## Goal
Exactly repeat the material, dropping every picture from the copy.

* Begin Data section *

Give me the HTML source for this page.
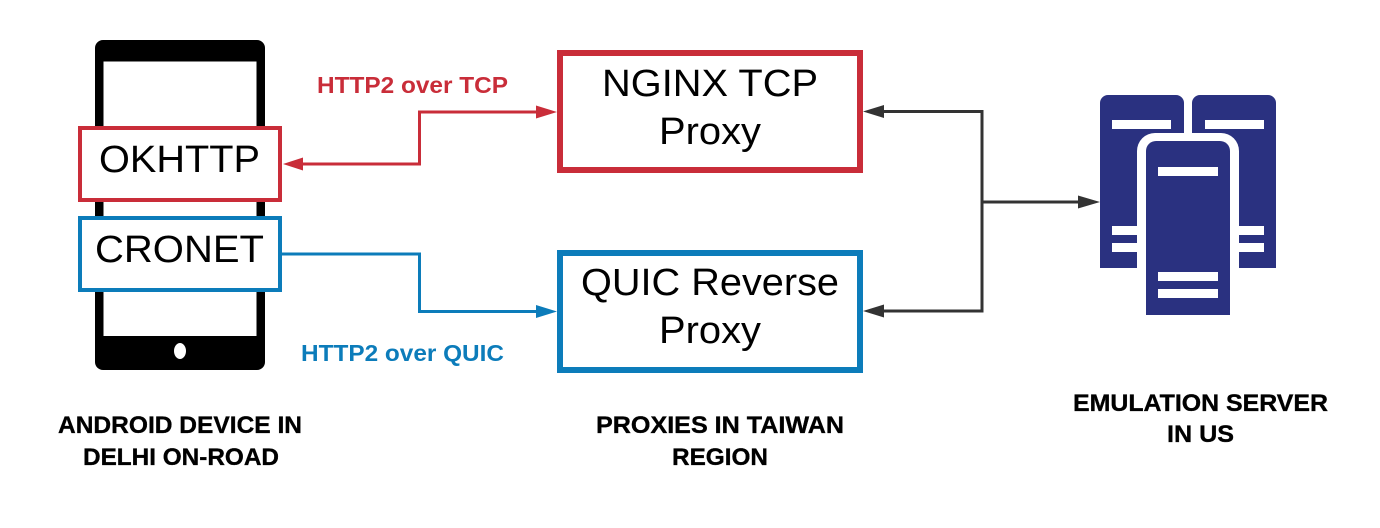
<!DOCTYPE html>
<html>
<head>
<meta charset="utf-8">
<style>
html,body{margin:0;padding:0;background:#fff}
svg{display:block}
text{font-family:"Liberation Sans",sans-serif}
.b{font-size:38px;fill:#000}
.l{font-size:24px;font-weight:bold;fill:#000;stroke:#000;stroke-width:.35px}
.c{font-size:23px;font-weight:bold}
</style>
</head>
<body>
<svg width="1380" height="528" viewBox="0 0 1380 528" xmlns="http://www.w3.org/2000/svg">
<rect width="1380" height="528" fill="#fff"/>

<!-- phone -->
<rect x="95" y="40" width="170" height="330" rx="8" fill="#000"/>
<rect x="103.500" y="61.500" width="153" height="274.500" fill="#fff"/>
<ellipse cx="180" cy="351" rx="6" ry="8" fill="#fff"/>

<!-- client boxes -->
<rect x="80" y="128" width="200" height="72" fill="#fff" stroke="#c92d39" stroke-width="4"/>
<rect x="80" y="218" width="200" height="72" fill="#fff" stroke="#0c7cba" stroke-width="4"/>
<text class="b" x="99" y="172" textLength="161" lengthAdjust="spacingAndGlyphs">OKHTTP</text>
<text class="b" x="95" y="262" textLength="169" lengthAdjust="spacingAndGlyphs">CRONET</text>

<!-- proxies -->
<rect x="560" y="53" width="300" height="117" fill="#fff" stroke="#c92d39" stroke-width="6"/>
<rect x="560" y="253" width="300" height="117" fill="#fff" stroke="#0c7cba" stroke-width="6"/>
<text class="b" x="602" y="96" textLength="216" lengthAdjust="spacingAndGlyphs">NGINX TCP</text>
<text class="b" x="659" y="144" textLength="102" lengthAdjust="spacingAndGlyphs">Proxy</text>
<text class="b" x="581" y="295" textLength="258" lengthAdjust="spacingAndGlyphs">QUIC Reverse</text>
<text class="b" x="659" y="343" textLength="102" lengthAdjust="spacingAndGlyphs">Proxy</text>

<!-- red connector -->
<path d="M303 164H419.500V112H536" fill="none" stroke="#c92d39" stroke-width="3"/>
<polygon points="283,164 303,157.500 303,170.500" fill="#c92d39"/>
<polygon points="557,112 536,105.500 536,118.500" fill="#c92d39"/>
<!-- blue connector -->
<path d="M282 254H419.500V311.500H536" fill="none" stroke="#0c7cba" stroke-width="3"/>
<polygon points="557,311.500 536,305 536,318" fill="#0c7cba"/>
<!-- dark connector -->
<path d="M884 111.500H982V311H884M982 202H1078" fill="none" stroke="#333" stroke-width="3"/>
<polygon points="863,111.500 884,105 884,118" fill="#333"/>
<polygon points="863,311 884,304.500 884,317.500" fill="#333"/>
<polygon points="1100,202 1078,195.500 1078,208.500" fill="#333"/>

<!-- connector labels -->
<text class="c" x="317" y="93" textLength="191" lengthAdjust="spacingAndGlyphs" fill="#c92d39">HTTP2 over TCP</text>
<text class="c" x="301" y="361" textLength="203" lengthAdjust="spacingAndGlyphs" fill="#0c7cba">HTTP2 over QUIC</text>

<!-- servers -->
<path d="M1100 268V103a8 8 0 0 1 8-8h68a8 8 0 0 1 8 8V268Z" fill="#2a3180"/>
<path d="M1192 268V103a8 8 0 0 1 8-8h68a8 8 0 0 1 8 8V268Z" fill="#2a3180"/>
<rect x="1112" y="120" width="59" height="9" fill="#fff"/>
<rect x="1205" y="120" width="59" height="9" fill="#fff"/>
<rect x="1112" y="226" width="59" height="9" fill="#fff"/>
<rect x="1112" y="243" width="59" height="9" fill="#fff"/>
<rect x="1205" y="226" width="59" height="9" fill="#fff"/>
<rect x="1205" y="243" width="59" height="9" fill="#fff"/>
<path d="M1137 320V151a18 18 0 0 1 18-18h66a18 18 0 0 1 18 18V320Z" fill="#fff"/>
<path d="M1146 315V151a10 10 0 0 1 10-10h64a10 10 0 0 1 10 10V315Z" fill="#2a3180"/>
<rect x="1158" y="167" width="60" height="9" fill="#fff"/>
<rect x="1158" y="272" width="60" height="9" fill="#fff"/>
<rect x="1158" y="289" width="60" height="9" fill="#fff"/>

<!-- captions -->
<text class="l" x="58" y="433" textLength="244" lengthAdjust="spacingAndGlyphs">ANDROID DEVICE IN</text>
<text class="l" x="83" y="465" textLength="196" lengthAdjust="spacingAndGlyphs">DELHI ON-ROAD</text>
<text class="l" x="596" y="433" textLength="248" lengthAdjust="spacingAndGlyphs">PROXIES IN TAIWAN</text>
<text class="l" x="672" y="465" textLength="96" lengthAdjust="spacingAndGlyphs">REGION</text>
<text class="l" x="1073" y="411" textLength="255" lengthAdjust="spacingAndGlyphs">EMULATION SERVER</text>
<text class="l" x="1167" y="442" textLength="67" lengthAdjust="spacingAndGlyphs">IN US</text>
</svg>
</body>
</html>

* End Data section *

## Expected output
Give me the HTML source for this page.
<!DOCTYPE html>
<html>
<head>
<meta charset="utf-8">
<style>
html,body{margin:0;padding:0;background:#fff}
svg{display:block}
text{font-family:"Liberation Sans",sans-serif}
.b{font-size:38px;fill:#000}
.l{font-size:24px;font-weight:bold;fill:#000;stroke:#000;stroke-width:.35px}
.c{font-size:23px;font-weight:bold}
</style>
</head>
<body>
<svg width="1380" height="528" viewBox="0 0 1380 528" xmlns="http://www.w3.org/2000/svg">
<rect width="1380" height="528" fill="#fff"/>

<!-- phone -->
<rect x="95" y="40" width="170" height="330" rx="8" fill="#000"/>
<rect x="103.500" y="61.500" width="153" height="274.500" fill="#fff"/>
<ellipse cx="180" cy="351" rx="6" ry="8" fill="#fff"/>

<!-- client boxes -->
<rect x="80" y="128" width="200" height="72" fill="#fff" stroke="#c92d39" stroke-width="4"/>
<rect x="80" y="218" width="200" height="72" fill="#fff" stroke="#0c7cba" stroke-width="4"/>
<text class="b" x="99" y="172" textLength="161" lengthAdjust="spacingAndGlyphs">OKHTTP</text>
<text class="b" x="95" y="262" textLength="169" lengthAdjust="spacingAndGlyphs">CRONET</text>

<!-- proxies -->
<rect x="560" y="53" width="300" height="117" fill="#fff" stroke="#c92d39" stroke-width="6"/>
<rect x="560" y="253" width="300" height="117" fill="#fff" stroke="#0c7cba" stroke-width="6"/>
<text class="b" x="602" y="96" textLength="216" lengthAdjust="spacingAndGlyphs">NGINX TCP</text>
<text class="b" x="659" y="144" textLength="102" lengthAdjust="spacingAndGlyphs">Proxy</text>
<text class="b" x="581" y="295" textLength="258" lengthAdjust="spacingAndGlyphs">QUIC Reverse</text>
<text class="b" x="659" y="343" textLength="102" lengthAdjust="spacingAndGlyphs">Proxy</text>

<!-- red connector -->
<path d="M303 164H419.500V112H536" fill="none" stroke="#c92d39" stroke-width="3"/>
<polygon points="283,164 303,157.500 303,170.500" fill="#c92d39"/>
<polygon points="557,112 536,105.500 536,118.500" fill="#c92d39"/>
<!-- blue connector -->
<path d="M282 254H419.500V311.500H536" fill="none" stroke="#0c7cba" stroke-width="3"/>
<polygon points="557,311.500 536,305 536,318" fill="#0c7cba"/>
<!-- dark connector -->
<path d="M884 111.500H982V311H884M982 202H1078" fill="none" stroke="#333" stroke-width="3"/>
<polygon points="863,111.500 884,105 884,118" fill="#333"/>
<polygon points="863,311 884,304.500 884,317.500" fill="#333"/>
<polygon points="1100,202 1078,195.500 1078,208.500" fill="#333"/>

<!-- connector labels -->
<text class="c" x="317" y="93" textLength="191" lengthAdjust="spacingAndGlyphs" fill="#c92d39">HTTP2 over TCP</text>
<text class="c" x="301" y="361" textLength="203" lengthAdjust="spacingAndGlyphs" fill="#0c7cba">HTTP2 over QUIC</text>

<!-- servers -->
<path d="M1100 268V103a8 8 0 0 1 8-8h68a8 8 0 0 1 8 8V268Z" fill="#2a3180"/>
<path d="M1192 268V103a8 8 0 0 1 8-8h68a8 8 0 0 1 8 8V268Z" fill="#2a3180"/>
<rect x="1112" y="120" width="59" height="9" fill="#fff"/>
<rect x="1205" y="120" width="59" height="9" fill="#fff"/>
<rect x="1112" y="226" width="59" height="9" fill="#fff"/>
<rect x="1112" y="243" width="59" height="9" fill="#fff"/>
<rect x="1205" y="226" width="59" height="9" fill="#fff"/>
<rect x="1205" y="243" width="59" height="9" fill="#fff"/>
<path d="M1137 320V151a18 18 0 0 1 18-18h66a18 18 0 0 1 18 18V320Z" fill="#fff"/>
<path d="M1146 315V151a10 10 0 0 1 10-10h64a10 10 0 0 1 10 10V315Z" fill="#2a3180"/>
<rect x="1158" y="167" width="60" height="9" fill="#fff"/>
<rect x="1158" y="272" width="60" height="9" fill="#fff"/>
<rect x="1158" y="289" width="60" height="9" fill="#fff"/>

<!-- captions -->
<text class="l" x="58" y="433" textLength="244" lengthAdjust="spacingAndGlyphs">ANDROID DEVICE IN</text>
<text class="l" x="83" y="465" textLength="196" lengthAdjust="spacingAndGlyphs">DELHI ON-ROAD</text>
<text class="l" x="596" y="433" textLength="248" lengthAdjust="spacingAndGlyphs">PROXIES IN TAIWAN</text>
<text class="l" x="672" y="465" textLength="96" lengthAdjust="spacingAndGlyphs">REGION</text>
<text class="l" x="1073" y="411" textLength="255" lengthAdjust="spacingAndGlyphs">EMULATION SERVER</text>
<text class="l" x="1167" y="442" textLength="67" lengthAdjust="spacingAndGlyphs">IN US</text>
</svg>
</body>
</html>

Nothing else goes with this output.